The quantitative prediction of process constraints, such as the threshold of deep-penetration laser welding, is an important part of a fast and reliable development of robust process windows for laser processes, which is an important aspect for small batch-size manufacturing. Physics-informed hybrid models, the combination of physics-based models and machine learning, are a promising approach for this task.


Therefore, this contribution presents the application of such a physics-informed hybrid model for the prediction of the threshold of deep-penetration laser welding. The presented model combines an analytical model with a machine learning model, employing Gaussian processes, where the machine learning model is trained to learn and compensate for the deviations between the analytical model and experimental results.

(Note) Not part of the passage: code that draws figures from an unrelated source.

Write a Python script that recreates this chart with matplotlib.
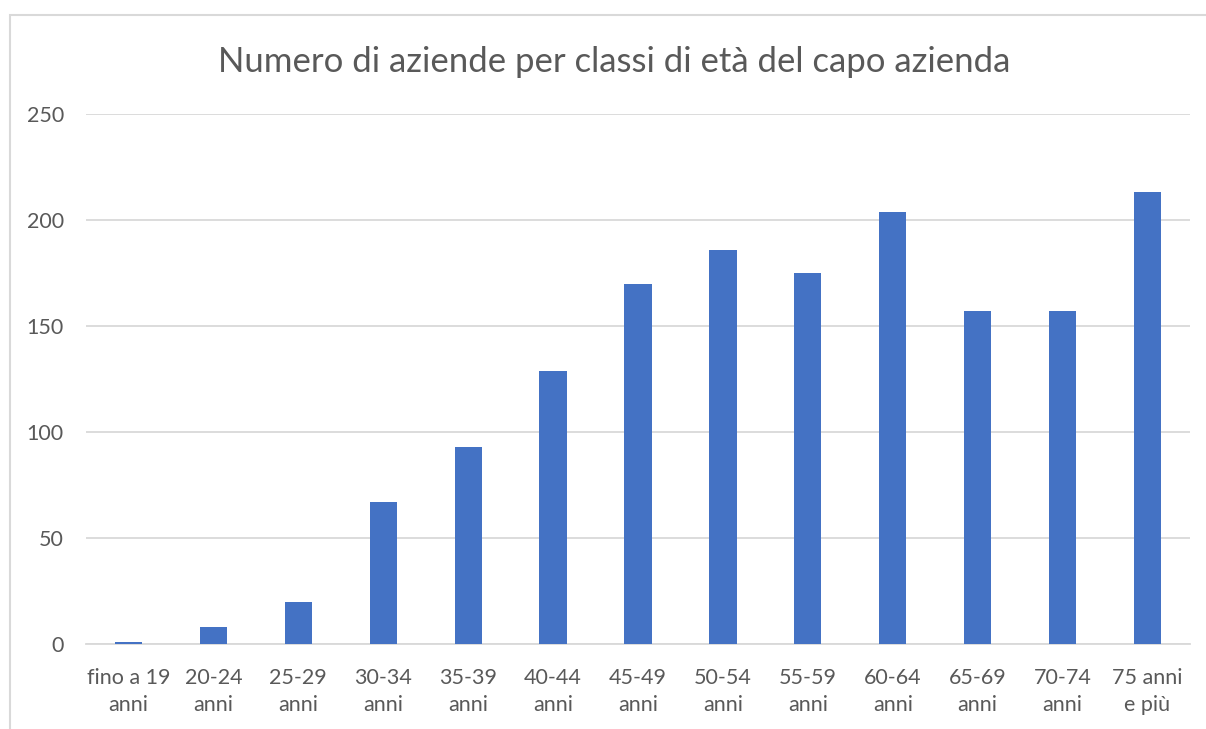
import matplotlib
matplotlib.use("Agg")
import matplotlib.pyplot as plt
from matplotlib.patches import Rectangle

categories = ["fino a 19\nanni", "20-24\nanni", "25-29\nanni", "30-34\nanni", "35-39\nanni",
              "40-44\nanni", "45-49\nanni", "50-54\nanni", "55-59\nanni", "60-64\nanni",
              "65-69\nanni", "70-74\nanni", "75 anni\ne più"]
values = [1, 8, 20, 67, 93, 129, 170, 186, 175, 204, 157, 157, 213]
yticks = [0, 50, 100, 150, 200, 250]
title = "Numero di aziende per classi di età del capo azienda"

plt.rcParams['font.family'] = ['Lato', 'DejaVu Sans']

W, H = 1206, 729
fig = plt.figure(figsize=(W/100, H/100), dpi=100)
fig.patch.set_facecolor("white")

# chart border (left/top visible, right/bottom cut off)
fig.add_artist(Rectangle((10/W, -0.1), 1.2, 1 - 15/H + 0.1, transform=fig.transFigure,
                         fill=False, edgecolor="#d9d9d9", linewidth=1.5))

ax = fig.add_axes([86/W, 1 - 644/H, (1190-86)/W, (644-114)/H])
x = range(len(categories))
ax.bar(x, values, width=0.32, color="#4472c4", zorder=3)
ax.set_xlim(-0.5, len(categories) - 0.5)
ax.set_ylim(0, 250)
ax.set_yticks(yticks)
ax.yaxis.grid(True, color="#d9d9d9", linewidth=1.3, zorder=0)
ax.set_xticks(list(x))
ax.set_xticklabels(categories, fontsize=15.5, color="#595959", linespacing=1.45)
ax.tick_params(axis='y', labelsize=15.5, labelcolor="#595959", length=0, pad=16)
ax.tick_params(axis='x', length=0, pad=17)
for s in ["top", "right", "left"]:
    ax.spines[s].set_visible(False)
ax.spines["bottom"].set_color("#d9d9d9")
ax.spines["bottom"].set_linewidth(1.3)

fig.text(614/W, 1 - 62/H, title, ha="center", va="center", fontsize=25, color="#595959")

fig.savefig("out.png", dpi=100)
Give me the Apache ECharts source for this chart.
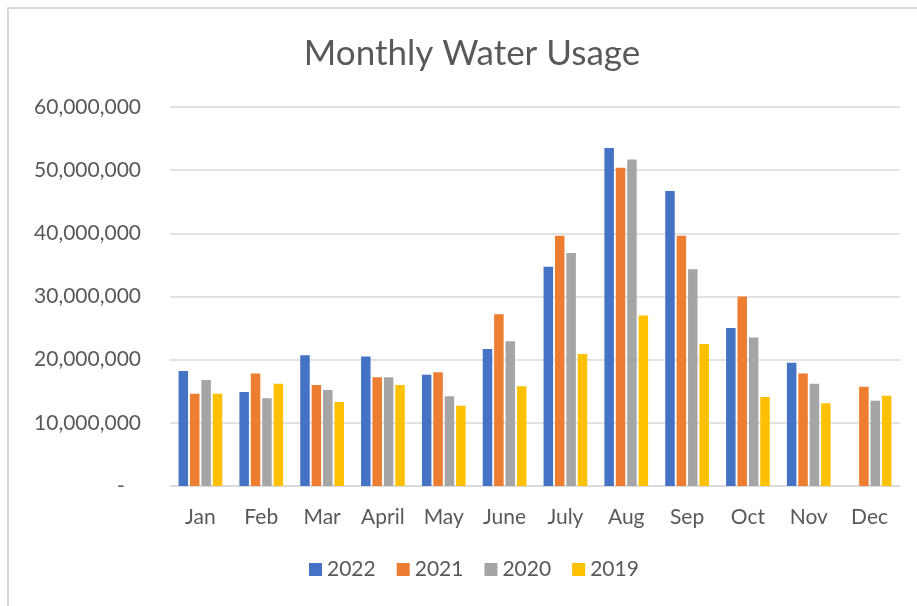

The prediction accuracy could be increased by applying the physics-informed hybrid model, resulting in a reduction of the mean relative error of about 73 % compared to only using the analytical model. Furthermore, compared to only using a black-box machine learning model, the number of training data required to train the model could be reduced and an increased prediction accury for extrapolation could be observed.


In some cases the results of the model, including the confidence interval, resulted in negative values, which is not consistent with the physical boundary conditions for the threshold of deep-penetration laser welding. By applying additional output constraints to the model, using the method of output warping, the compliance of the model with the physical boundary conditions could be further improved, successfully mitigating this issue.